## WHAT YOU HAVE TO DO
Can you find the lines of the listing that include "this" and copy every one?

## EXCERPTED RECORDS
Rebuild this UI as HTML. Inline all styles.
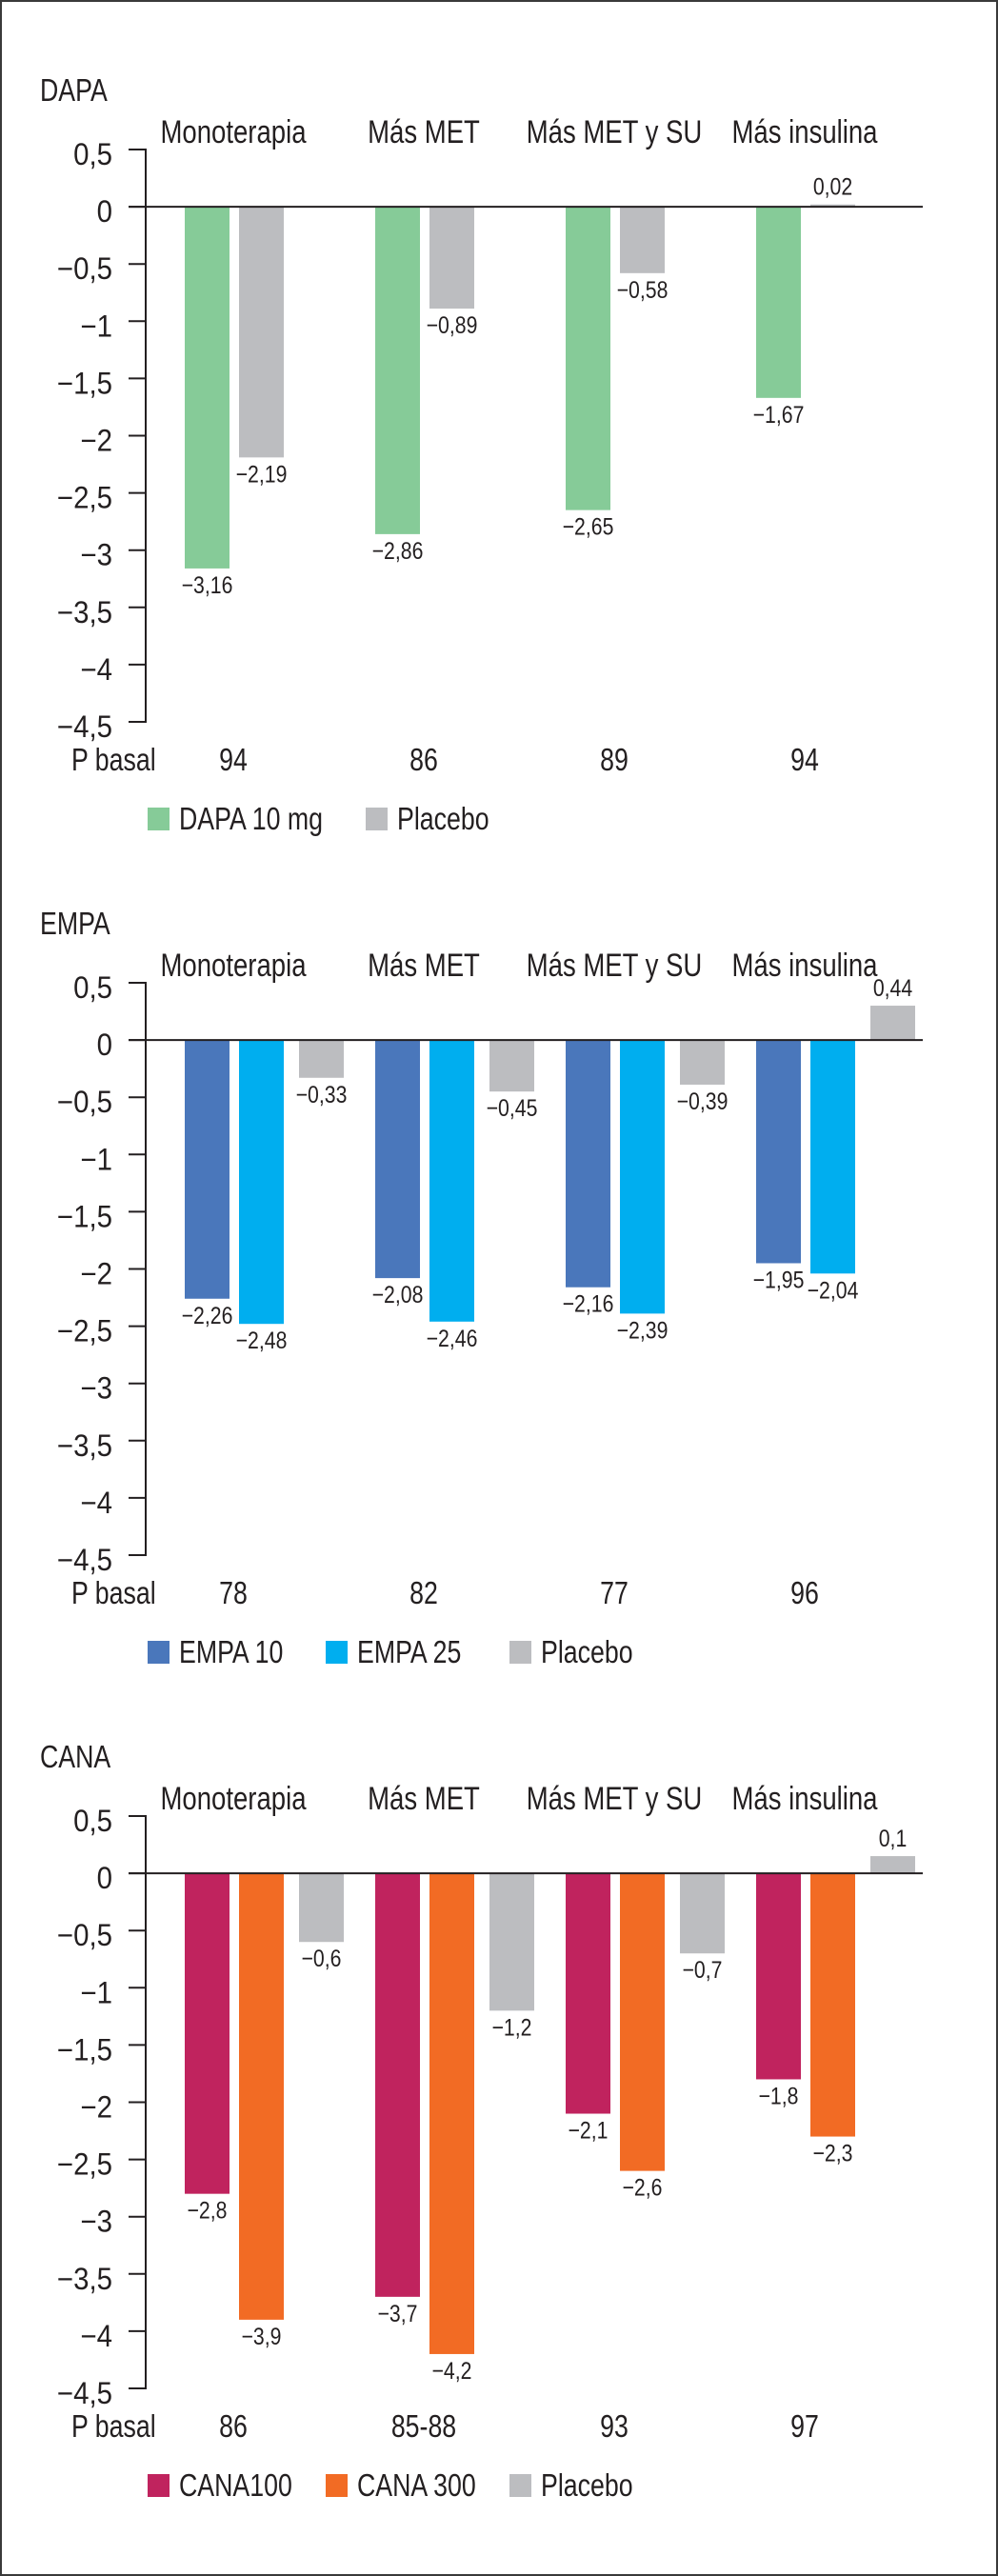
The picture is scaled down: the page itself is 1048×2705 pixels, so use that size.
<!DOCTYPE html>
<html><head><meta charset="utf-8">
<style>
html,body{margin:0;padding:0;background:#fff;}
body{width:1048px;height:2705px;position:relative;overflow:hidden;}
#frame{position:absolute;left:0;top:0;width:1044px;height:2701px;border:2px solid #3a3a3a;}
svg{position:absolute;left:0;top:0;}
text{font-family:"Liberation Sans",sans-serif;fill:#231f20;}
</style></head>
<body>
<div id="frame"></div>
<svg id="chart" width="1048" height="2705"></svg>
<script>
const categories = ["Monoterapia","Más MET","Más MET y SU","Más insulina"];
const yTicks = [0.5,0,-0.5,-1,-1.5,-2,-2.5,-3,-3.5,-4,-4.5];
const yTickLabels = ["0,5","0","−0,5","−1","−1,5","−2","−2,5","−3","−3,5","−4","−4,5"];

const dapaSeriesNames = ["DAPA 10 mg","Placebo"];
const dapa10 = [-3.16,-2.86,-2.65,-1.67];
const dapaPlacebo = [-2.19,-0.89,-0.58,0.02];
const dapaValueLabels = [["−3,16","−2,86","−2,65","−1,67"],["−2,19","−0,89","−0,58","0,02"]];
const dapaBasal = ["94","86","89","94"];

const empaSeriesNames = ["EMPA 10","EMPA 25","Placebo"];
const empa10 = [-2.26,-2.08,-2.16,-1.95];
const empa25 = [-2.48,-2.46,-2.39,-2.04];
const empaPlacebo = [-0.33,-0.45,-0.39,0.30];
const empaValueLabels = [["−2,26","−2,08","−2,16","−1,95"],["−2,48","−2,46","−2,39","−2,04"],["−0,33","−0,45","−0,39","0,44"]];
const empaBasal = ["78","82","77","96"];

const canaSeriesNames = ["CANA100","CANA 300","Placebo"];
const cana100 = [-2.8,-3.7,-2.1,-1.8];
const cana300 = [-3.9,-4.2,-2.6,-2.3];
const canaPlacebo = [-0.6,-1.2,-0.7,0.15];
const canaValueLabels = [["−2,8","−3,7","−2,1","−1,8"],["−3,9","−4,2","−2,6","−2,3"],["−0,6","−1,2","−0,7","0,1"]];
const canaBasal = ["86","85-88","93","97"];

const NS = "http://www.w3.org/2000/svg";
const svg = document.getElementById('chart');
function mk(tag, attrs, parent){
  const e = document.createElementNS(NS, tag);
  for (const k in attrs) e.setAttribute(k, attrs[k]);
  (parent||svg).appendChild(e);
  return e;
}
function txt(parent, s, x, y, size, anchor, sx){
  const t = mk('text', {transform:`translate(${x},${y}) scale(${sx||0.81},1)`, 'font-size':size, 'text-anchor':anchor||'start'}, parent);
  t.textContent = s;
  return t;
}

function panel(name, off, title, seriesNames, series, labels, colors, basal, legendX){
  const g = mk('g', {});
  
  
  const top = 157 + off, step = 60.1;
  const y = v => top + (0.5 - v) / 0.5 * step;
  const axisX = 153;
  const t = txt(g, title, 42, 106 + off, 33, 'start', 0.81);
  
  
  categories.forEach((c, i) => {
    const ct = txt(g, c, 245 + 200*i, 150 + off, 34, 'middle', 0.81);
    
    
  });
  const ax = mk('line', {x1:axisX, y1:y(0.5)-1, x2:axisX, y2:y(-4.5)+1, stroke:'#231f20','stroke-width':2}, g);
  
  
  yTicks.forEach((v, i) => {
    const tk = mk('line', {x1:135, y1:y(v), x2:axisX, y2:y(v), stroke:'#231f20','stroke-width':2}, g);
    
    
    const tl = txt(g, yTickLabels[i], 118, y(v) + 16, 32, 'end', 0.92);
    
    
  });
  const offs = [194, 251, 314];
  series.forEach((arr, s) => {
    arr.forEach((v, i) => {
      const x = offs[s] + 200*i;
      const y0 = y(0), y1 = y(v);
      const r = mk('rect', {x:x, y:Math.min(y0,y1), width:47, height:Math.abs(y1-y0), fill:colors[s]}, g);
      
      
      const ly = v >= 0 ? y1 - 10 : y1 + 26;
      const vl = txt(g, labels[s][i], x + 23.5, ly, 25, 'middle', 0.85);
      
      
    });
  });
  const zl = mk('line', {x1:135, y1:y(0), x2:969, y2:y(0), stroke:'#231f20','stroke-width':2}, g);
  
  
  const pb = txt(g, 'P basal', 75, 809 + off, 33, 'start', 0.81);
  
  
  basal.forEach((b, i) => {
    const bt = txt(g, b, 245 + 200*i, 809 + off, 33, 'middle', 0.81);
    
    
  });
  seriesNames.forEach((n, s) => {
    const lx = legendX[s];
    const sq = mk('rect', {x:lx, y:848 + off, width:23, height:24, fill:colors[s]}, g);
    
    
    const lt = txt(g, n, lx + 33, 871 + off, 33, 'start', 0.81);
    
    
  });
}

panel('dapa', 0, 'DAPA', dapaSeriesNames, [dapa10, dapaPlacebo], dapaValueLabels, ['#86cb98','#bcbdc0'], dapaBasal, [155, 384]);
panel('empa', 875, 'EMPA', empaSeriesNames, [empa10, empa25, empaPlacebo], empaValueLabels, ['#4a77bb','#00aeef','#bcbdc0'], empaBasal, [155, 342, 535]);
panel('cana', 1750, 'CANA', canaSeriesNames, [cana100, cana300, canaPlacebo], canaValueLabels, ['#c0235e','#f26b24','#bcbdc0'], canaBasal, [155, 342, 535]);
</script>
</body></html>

---

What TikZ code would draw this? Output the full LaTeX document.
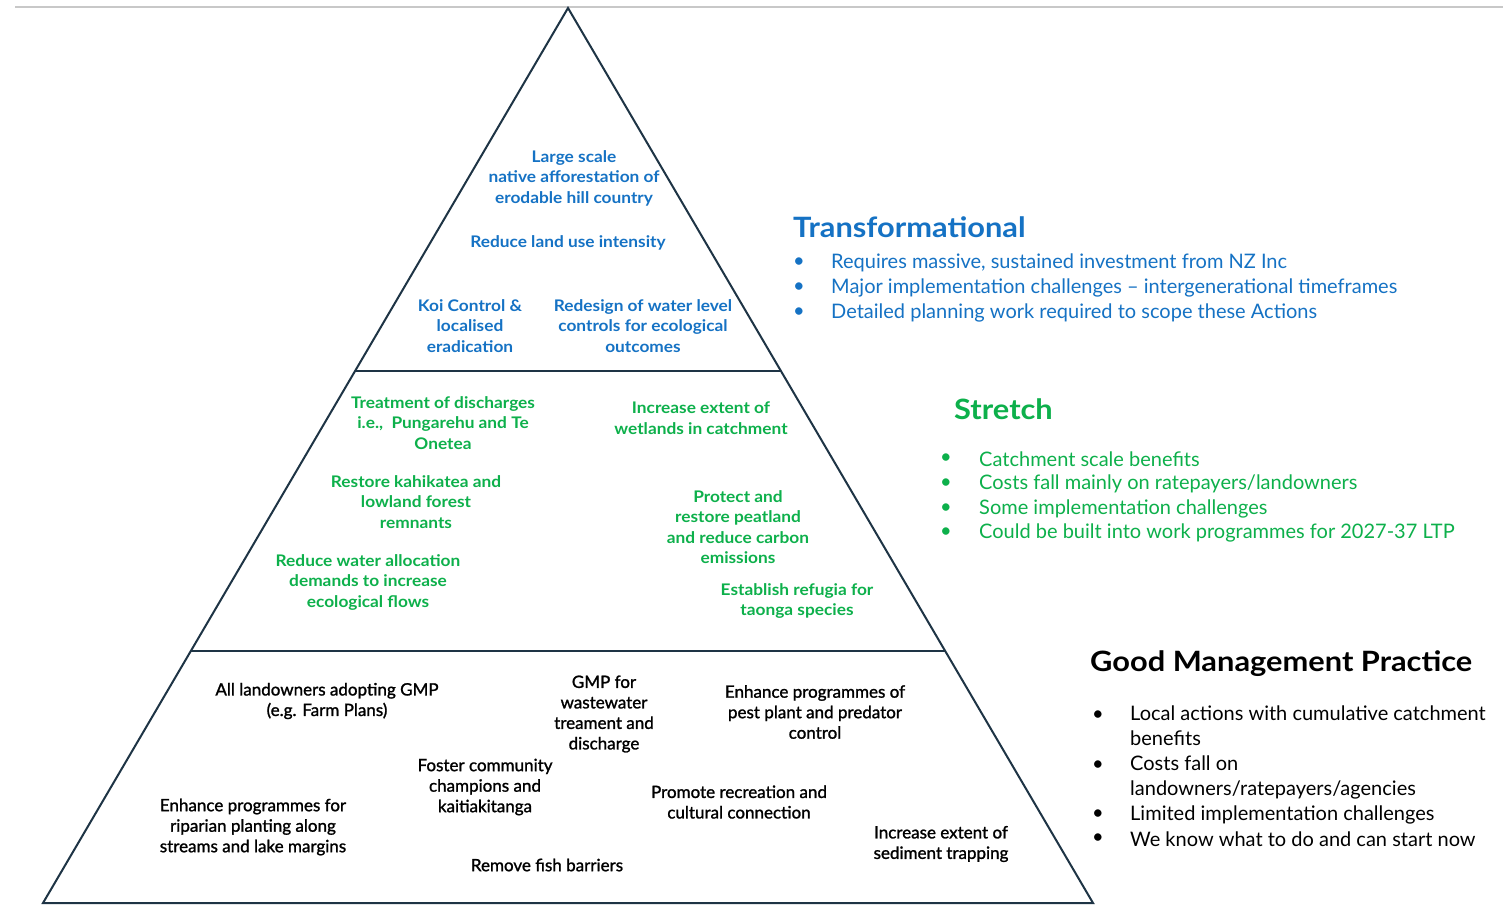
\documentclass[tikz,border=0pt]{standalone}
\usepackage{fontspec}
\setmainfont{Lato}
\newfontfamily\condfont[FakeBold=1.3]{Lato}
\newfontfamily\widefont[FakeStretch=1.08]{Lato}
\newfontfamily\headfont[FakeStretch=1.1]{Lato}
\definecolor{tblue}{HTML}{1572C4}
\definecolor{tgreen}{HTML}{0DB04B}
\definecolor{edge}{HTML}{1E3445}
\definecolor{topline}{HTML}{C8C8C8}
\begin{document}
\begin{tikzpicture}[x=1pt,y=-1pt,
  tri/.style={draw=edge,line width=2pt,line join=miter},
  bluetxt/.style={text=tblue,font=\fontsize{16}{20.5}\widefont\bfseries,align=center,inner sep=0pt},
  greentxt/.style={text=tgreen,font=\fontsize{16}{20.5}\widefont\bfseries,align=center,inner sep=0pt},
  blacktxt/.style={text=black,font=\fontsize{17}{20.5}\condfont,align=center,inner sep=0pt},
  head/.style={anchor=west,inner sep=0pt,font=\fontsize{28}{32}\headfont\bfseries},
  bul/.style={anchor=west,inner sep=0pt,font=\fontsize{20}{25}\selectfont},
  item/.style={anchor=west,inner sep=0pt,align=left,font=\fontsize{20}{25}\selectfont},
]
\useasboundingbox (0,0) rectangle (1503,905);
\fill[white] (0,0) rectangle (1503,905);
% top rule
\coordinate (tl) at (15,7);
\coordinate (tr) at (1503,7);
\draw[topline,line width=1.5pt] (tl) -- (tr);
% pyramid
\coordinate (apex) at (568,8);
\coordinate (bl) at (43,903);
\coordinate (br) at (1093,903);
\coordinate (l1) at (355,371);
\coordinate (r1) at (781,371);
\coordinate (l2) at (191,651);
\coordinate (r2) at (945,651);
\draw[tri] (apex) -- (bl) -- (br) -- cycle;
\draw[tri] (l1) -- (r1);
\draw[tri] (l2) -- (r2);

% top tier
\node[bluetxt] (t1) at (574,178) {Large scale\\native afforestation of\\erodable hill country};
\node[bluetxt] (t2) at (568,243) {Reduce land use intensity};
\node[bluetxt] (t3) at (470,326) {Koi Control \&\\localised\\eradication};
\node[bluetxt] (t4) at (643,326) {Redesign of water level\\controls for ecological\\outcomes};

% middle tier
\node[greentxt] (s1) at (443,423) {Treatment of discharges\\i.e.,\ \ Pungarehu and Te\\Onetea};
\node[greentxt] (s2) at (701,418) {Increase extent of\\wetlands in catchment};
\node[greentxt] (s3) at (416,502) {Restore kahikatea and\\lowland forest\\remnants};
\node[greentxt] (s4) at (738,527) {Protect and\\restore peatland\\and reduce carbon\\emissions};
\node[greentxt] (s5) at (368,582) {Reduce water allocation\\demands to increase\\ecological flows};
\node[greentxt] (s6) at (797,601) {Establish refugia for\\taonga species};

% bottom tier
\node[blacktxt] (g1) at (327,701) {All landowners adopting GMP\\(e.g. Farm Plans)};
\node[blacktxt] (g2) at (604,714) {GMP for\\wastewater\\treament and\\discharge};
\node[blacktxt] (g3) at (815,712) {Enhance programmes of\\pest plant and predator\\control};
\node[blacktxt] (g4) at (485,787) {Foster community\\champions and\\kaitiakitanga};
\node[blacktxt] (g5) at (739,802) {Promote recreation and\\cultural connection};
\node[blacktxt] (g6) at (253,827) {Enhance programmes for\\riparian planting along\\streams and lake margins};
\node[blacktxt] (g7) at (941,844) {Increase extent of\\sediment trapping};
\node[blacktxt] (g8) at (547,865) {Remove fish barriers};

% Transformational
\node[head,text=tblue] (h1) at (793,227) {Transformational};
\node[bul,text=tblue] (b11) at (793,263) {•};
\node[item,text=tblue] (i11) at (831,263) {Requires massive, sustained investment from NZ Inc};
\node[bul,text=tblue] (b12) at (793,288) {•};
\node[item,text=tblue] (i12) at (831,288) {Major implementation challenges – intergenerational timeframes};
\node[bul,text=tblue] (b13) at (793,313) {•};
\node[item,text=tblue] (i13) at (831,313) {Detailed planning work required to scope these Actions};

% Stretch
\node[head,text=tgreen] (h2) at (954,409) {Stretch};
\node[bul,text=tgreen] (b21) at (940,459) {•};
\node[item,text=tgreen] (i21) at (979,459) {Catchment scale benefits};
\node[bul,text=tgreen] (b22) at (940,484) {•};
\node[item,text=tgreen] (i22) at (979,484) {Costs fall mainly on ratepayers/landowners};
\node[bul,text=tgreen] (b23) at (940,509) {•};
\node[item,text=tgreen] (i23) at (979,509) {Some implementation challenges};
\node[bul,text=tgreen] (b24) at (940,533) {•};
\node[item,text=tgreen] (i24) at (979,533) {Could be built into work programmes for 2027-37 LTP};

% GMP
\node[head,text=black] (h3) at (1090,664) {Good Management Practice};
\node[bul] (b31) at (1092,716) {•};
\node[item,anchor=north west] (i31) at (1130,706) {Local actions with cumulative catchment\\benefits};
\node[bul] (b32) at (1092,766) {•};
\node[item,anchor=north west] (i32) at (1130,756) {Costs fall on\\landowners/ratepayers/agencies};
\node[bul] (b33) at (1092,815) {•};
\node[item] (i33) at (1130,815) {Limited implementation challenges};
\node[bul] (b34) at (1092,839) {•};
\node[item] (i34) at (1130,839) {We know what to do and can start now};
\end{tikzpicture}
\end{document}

## FINISHED TASK
Rebuild this UI as HTML. Inline all styles.
What TikZ code would draw this? Output the full LaTeX document.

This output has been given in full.